### What to do
Take the data below and copy exactly the lines starting at the one with "Write a Python" and finishing at the one with "ax = fig.add_axes([22", both included.

### Records for the exercise
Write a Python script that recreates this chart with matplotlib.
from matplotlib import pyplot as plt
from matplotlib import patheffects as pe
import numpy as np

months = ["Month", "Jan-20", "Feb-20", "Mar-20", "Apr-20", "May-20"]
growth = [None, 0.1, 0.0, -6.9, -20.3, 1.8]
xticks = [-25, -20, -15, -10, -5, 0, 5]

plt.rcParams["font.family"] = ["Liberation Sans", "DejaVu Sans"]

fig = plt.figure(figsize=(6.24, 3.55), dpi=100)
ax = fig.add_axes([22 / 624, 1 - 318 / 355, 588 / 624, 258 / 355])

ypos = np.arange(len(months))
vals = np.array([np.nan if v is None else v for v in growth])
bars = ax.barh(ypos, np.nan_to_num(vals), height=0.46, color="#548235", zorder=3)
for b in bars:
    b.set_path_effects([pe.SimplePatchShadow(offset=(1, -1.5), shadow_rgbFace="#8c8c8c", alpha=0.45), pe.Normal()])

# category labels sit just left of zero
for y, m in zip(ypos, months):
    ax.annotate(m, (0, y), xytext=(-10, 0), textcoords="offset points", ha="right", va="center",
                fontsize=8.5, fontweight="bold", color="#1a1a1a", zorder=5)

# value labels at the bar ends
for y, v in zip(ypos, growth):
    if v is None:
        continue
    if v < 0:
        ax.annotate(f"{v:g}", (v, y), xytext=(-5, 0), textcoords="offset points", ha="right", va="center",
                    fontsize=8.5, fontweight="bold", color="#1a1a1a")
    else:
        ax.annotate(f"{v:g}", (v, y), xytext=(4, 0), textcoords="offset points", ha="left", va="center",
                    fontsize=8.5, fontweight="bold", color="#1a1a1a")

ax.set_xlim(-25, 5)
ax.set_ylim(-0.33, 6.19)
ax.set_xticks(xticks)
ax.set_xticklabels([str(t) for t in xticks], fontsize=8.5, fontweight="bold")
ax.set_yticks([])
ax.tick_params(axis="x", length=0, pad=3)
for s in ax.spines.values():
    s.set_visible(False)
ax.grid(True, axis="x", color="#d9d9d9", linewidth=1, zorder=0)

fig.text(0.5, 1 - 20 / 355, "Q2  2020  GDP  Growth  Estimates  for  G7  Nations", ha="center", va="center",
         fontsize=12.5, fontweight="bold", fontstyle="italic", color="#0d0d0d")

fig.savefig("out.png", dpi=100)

...

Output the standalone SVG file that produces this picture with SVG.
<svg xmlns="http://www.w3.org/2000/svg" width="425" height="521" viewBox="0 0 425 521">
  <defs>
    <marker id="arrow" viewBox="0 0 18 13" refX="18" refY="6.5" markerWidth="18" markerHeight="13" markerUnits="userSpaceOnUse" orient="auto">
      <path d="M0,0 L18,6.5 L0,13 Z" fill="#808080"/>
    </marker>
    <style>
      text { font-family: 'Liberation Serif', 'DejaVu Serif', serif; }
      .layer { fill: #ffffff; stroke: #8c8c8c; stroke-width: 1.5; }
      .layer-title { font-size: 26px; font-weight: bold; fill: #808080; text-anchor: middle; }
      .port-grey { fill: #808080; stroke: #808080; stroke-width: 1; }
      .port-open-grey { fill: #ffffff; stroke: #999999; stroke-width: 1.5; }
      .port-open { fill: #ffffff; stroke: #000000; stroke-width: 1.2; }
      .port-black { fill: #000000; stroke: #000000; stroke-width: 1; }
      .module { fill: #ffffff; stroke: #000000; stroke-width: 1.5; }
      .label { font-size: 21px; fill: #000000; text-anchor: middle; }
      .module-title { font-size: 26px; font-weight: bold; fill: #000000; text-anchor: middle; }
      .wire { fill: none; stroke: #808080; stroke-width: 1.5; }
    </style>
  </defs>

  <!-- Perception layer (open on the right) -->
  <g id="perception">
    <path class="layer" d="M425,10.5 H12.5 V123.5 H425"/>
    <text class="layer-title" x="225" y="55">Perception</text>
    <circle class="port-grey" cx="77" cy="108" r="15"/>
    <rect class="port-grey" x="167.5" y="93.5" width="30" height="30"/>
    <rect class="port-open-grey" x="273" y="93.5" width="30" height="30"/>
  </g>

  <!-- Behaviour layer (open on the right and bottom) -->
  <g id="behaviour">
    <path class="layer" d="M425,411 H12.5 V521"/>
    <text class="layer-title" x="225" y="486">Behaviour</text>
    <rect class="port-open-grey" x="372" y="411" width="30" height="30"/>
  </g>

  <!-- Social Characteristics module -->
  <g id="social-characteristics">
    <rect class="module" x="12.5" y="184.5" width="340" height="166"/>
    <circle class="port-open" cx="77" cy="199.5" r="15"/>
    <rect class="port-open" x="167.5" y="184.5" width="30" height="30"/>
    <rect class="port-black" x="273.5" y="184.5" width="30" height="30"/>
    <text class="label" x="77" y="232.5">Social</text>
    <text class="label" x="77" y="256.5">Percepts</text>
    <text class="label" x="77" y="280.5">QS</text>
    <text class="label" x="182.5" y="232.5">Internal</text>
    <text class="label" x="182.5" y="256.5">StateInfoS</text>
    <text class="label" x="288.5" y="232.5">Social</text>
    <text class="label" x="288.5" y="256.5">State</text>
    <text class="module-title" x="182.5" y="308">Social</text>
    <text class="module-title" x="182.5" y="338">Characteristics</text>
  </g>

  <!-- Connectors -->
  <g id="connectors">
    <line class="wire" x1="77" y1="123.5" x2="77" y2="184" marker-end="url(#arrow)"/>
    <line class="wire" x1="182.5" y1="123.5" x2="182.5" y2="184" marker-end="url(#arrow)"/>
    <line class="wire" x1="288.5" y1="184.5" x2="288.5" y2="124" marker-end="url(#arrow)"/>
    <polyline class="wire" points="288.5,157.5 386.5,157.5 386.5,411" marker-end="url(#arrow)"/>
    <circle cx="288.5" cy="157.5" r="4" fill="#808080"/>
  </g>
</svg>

### Worked answer
Write a Python script that recreates this chart with matplotlib.
from matplotlib import pyplot as plt
from matplotlib import patheffects as pe
import numpy as np

months = ["Month", "Jan-20", "Feb-20", "Mar-20", "Apr-20", "May-20"]
growth = [None, 0.1, 0.0, -6.9, -20.3, 1.8]
xticks = [-25, -20, -15, -10, -5, 0, 5]

plt.rcParams["font.family"] = ["Liberation Sans", "DejaVu Sans"]

fig = plt.figure(figsize=(6.24, 3.55), dpi=100)
ax = fig.add_axes([22 / 624, 1 - 318 / 355, 588 / 624, 258 / 355])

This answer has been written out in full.